Last week we looked at Mary’s view of Calvary. As the mother of our Saviour she was in a unique position to interpret the events that occurred there. As a parent, Mary no doubt suffered an intense feeling of loss as she watched her son die. Yet, though she was helpless to interfere or intervene, she stayed there at the foot of the cross...just as close as she could. And, in spite of all of her own heartbreak, she managed to keep her heart open to another who needed her.

We learned from this that the Cross brings a redemptive message to all parents who in the course of raising children begin to experience the loss of connection, influence, and power that naturally occurs as kids begin to build their own lives. While the message of the cross won’t relieve the pain of feeling your kids drift away, or lessen the agony of watching them make poor choices that you can do nothing about, it does put you in a position to be there if they ever look to you for help. The message of Calvary is, “Stay as close as you can!” And, while it won’t ease a parent’s sorrow, the message of the cross tells you to, “Stay open...someone else may need you!” Through this the cross teaches you that your life is about more than your pain.

Today we move on to look at Calvary through the eyes of yet another...this time a man who was dying there too. The Scripture says that Jesus didn’t die alone; there were two others who were crucificed with him. Matthew, Mark, and Luke tell us that there were three crosses at Calvary; on each side of Jesus stood another. Matthew and Mark call those who hung on them, “thieves”...Luke calls them malefactors. And one of those two criminals had a view of Calvary that is redemptive in the most hopeless of circumstances.

Our text today is found in Luke 23:32-33, and verses 39-43

32-Two other men, both of them criminals, were also led out to be put to death with Jesus.

33-When they came to the place called "The Skull," they crucified Jesus there, and the two criminals, one on his right and the other on his left.

34-One of the criminals hanging there hurled insults at him: "Aren't you the Messiah? Save yourself and us!"

40-The other one, however, rebuked him, saying, "Don't you fear God? You received the same sentence he did.

41- Ours, however, is only right, because we are getting what we deserve for what we did; but he has done no wrong."

42- And he said to Jesus, "Remember me, Jesus, when you come as King!"

43- Jesus said to him, "I promise you that today you will be in Paradise with me."

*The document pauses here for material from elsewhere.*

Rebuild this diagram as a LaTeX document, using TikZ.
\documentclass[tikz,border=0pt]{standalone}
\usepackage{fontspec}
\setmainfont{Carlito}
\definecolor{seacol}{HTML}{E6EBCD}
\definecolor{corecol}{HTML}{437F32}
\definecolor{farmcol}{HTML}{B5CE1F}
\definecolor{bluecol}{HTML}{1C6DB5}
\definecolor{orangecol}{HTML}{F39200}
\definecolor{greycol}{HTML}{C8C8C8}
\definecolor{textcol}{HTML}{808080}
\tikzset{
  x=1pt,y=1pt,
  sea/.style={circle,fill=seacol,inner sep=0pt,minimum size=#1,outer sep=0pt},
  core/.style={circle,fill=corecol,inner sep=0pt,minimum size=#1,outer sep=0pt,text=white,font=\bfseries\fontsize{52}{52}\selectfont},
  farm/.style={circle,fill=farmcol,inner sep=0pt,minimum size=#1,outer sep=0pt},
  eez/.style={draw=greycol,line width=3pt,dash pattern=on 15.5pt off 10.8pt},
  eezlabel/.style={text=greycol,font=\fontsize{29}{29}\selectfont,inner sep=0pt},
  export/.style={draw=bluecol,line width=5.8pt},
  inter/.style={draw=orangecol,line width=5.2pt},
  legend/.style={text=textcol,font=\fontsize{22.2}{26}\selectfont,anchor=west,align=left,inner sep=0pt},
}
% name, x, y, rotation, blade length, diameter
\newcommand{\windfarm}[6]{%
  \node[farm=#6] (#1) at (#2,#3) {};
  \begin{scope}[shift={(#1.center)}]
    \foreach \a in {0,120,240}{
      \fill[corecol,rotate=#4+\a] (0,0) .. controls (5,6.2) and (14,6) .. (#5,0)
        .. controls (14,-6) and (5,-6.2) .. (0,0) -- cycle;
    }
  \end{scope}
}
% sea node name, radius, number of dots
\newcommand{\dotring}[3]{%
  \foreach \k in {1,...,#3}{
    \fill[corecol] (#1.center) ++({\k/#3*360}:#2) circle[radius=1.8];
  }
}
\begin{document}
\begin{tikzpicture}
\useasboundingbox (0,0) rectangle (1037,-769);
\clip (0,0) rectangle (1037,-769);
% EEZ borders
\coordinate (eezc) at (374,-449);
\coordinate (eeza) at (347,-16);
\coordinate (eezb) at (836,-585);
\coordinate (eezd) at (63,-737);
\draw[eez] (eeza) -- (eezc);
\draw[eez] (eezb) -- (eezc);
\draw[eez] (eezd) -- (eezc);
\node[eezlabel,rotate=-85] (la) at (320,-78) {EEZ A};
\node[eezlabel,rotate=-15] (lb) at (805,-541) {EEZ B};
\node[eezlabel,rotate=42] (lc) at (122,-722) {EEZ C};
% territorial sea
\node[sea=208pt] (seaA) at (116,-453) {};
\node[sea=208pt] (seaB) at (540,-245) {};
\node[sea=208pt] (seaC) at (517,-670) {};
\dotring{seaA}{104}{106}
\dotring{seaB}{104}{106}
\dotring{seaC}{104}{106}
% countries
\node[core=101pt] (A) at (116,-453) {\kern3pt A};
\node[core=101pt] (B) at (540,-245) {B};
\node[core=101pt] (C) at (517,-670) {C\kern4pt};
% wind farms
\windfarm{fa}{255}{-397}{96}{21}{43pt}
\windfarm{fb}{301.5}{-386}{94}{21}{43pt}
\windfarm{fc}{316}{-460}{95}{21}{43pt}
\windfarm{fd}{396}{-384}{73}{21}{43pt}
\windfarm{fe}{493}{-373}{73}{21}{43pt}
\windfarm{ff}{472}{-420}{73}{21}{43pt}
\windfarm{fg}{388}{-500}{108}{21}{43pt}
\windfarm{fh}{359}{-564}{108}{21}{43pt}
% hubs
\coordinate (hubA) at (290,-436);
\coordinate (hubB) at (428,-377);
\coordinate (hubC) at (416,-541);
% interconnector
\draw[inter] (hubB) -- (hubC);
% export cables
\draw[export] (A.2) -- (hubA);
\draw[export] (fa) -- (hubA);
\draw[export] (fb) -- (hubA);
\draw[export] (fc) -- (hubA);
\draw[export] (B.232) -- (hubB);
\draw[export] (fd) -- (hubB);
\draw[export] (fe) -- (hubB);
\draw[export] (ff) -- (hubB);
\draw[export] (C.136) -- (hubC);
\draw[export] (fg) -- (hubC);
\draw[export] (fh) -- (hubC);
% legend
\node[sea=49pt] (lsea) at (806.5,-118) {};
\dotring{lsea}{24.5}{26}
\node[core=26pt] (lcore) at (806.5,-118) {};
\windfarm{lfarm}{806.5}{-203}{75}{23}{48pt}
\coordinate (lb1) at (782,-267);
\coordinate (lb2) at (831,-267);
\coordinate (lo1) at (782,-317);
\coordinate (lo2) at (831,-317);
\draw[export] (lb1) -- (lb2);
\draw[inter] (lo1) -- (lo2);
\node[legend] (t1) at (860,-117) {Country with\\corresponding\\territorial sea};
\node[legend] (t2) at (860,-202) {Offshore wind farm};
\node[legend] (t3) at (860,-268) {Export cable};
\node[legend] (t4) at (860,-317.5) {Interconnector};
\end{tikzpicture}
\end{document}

Let’s take a look at this man now, and what we can learn from his experience that can impact our lives today. When know a few things about him. First of all...


We know he was a thief.

But he wasn’t a thief in the contemporary definition; someone who merely stole something from another was not remotely likely to be crucified. Crucifixion was reserved for the worst offences, which to the ancient Romans usually meant things like arson, rape, murder, and insurrection. For a thief to be crucified meant that other violent crimes were committed in the course of thievery. Remember, Barabbas had been the one scheduled to occupy the centre cross at Calvary. There is a possibility that these two men were accomplices of Barabbas, and had participated in his crimes.